Criada por Craig Mazin, Chernobyl é uma minissérie de drama, que narrava os eventos acerca do acidente nuclear da usina de Chernobyl. Seu formato é de dramatização, não de documentário, se desenvolvendo ao longo de cinco episódios e com uma considerável importância a vertente política da questão – lembrando que na época do desastre a Ucrânia pertencia a União Soviética – sem deixar de abordar com seriedade o elemento humano da tragédia e os esforços de muitos na contenção de danos e apoio às vítimas.
E já que estamos falando da importância da política na trama, é importante salientar que a visão sobre a mesma apresentada na série é sem sombra de dúvida ocidental. Além deste fato, famílias de pessoas que viveram perto da área do desastre na época criticaram a série, a descrevendo como “politicamente motivada e provocativa”. Outras inconsistências foram apontadas por alguns remanescentes da tragédia, como o major-general Nikolai Tarakanov que apesar de elogiar o trabalho da HBO, apontou que o personagem de Legasov – vice-diretor do Instituto Kurchatov indicado para ajudar os esforços de limpeza – não participou de grandes reuniões durante o controle do desastre como foi mostrado na séria.

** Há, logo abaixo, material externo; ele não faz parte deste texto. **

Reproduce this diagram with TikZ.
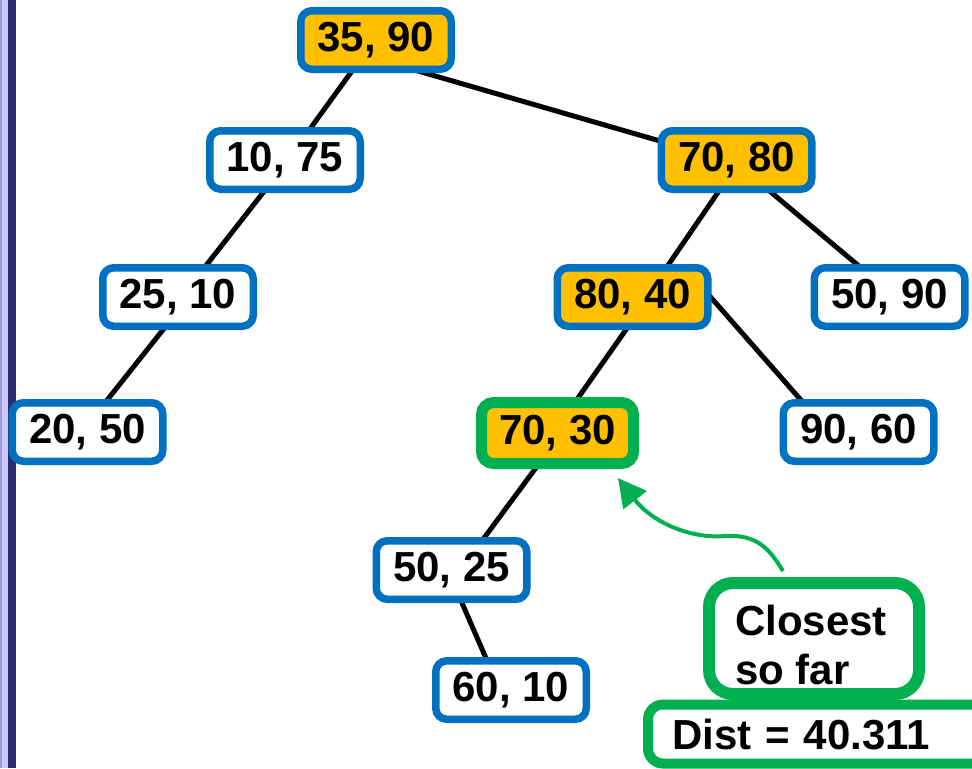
\documentclass[tikz,border=0pt]{standalone}
\usepackage{fontspec}
\setmainfont{Liberation Sans}
\usetikzlibrary{arrows.meta,backgrounds}
\definecolor{nblue}{HTML}{0070C0}
\definecolor{norange}{HTML}{FFC000}
\definecolor{ngreen}{HTML}{00B050}
\definecolor{lav}{HTML}{C8C8F2}
\definecolor{lavdark}{HTML}{9C9CD8}
\definecolor{navy}{HTML}{2B2B6E}
\pgfdeclarelayer{bottom}
\pgfsetlayers{bottom,background,main}
\begin{document}
\begin{tikzpicture}[x=0.5pt,y=-0.5pt,
  bigfont/.style={font=\bfseries\fontsize{21}{24.5}\selectfont},
  tnode/.style={bigfont, draw=nblue, line width=3.75pt, rounded corners=5.5pt, fill=white,
    minimum width=75.25pt, minimum height=29.25pt, inner sep=0pt},
  hot/.style={fill=norange},
  greennode/.style={bigfont, draw=ngreen, line width=5.5pt, rounded corners=6pt, fill=norange,
    minimum width=76pt, minimum height=30.5pt, inner sep=0pt},
  edgeline/.style={line width=2.5pt, black},
  callbox/.style={draw=ngreen, fill=white, inner sep=0pt}
]
\useasboundingbox (0,0) rectangle (972,768);
\clip (0,0) rectangle (972,768);
\begin{pgfonlayer}{bottom}
\fill[white] (0,0) rectangle (972,768);
% left stripes
\fill[lavdark] (0,0) rectangle (2,768);
\fill[lav] (2,0) rectangle (8,768);
\fill[navy] (8,0) rectangle (16,768);
\end{pgfonlayer}

% tree nodes
\node[tnode,hot] (r) at (376,40) {35, 90};
\node[tnode] (a) at (285,160) {10, 75};
\node[tnode,hot] (b) at (736.5,160) {70, 80};
\node[tnode] (c) at (178,297) {25, 10};
\node[tnode,hot] (d) at (632.5,297) {80, 40};
\node[tnode] (e) at (889.5,297) {50, 90};
\node[tnode] (f) at (87.5,432) {20, 50};
\node[greennode] (g) at (557.5,433) {70, 30};
\node[tnode] (h) at (858.5,432) {90, 60};
\node[tnode] (i) at (451.5,570) {50, 25};
\node[tnode] (j) at (511,690) {60, 10};

\begin{scope}[on background layer]
\draw[edgeline] ([shift={(-1.6,0)}]r.center) -- ([shift={(2.5,0)}]a.center);
\draw[edgeline] ([shift={(7.5,21)}]r.center) -- ([shift={(-10.8,0)}]b.center);
\draw[edgeline] ([shift={(3.7,0)}]b.center) -- ([shift={(13.7,0)}]d.center);
\draw[edgeline] ([shift={(-3.9,0)}]b.center) -- ([shift={(6.3,0)}]e.center);
\draw[edgeline] ([shift={(74.5,-4)}]d.center) -- ([shift={(-29.5,0)}]h.center);
\draw[edgeline] ([shift={(16.4,0)}]d.center) -- ([shift={(-4.1,0)}]g.center);
\draw[edgeline] ([shift={(3.6,0)}]a.center) -- ([shift={(3.4,0)}]c.center);
\draw[edgeline] ([shift={(11,0)}]c.center) -- ([shift={(-5.7,0)}]f.center);
\draw[edgeline] ([shift={(4.1,0)}]g.center) -- ([shift={(8.9,0)}]i.center);
\draw[edgeline] ([shift={(-3.8,0)}]i.center) -- ([shift={(-11.2,0)}]j.center);
\end{scope}

% callout boxes
\node[callbox, line width=6pt, rounded corners=12pt, minimum width=105pt, minimum height=55.5pt] (cl) at (814,638.5) {};
\node[bigfont, align=left, inner sep=0pt, xshift=-1.5pt, yshift=-3.25pt] (cltext) at (cl.center) {Closest\\so far};
\node[callbox, bigfont, line width=5pt, rounded corners=7.5pt, minimum width=181pt, minimum height=29.5pt,
  text width=157pt, inner xsep=12pt, inner ysep=0pt, align=left] (dist) at (829,734) {Dist = 40.311};

% arrow
\coordinate (tip) at (618,478);
\draw[ngreen, line width=2pt, -{Triangle[length=14pt,width=14.5pt]}]
  ([shift={(-31,-6)}]cl.north) .. controls (770,550) and (758,534) .. (725,536)
  .. controls (690,539) and (652,522) .. (tip);
\end{tikzpicture}
\end{document}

Mesmo assim, a minissérie Chernobyl é provavelmente o mais relevante ato a respeito desse tipo de tragédia, não só pela qualidade primorosa da produção, mas também pelo geralmente acertado apelo pela realidade do roteiro, além do senso de luto que rege o clima de cada episódio.
Menção honrosa: “Fukushima: Ameaça Nuclear”, é um filme japonês de 2020, sobre o terremoto no litoral do Japão que gerou uma onda de mais de 10 metros. O tsunami inundou os prédios de uma usina nuclear, que começou a superaquecer e aumentar a pressão, tornando eminente o risco de uma grave explosão nuclear. Durante quase sete dias, mais de 50 trabalhadores permaneceram em seus postos de trabalho e arriscaram suas vidas para tentar impedir que desastre fosse ainda pior.
O lado assustador da radiação está presente na história da humanidade antes mesmo de ser constatado de fato. Isso não significa que nós devemos ter sempre medo da radiação, afinal ela está presente no dia a dia da humanidade, seja no fornecimento de energia ou em equipamentos e tratamentos médicos. Mas não custa nada nos manter alertas acerca de seus riscos e as obras supracitadas são excelentes lembretes disso para nós, apreciadores da sétima arte e suas vertentes.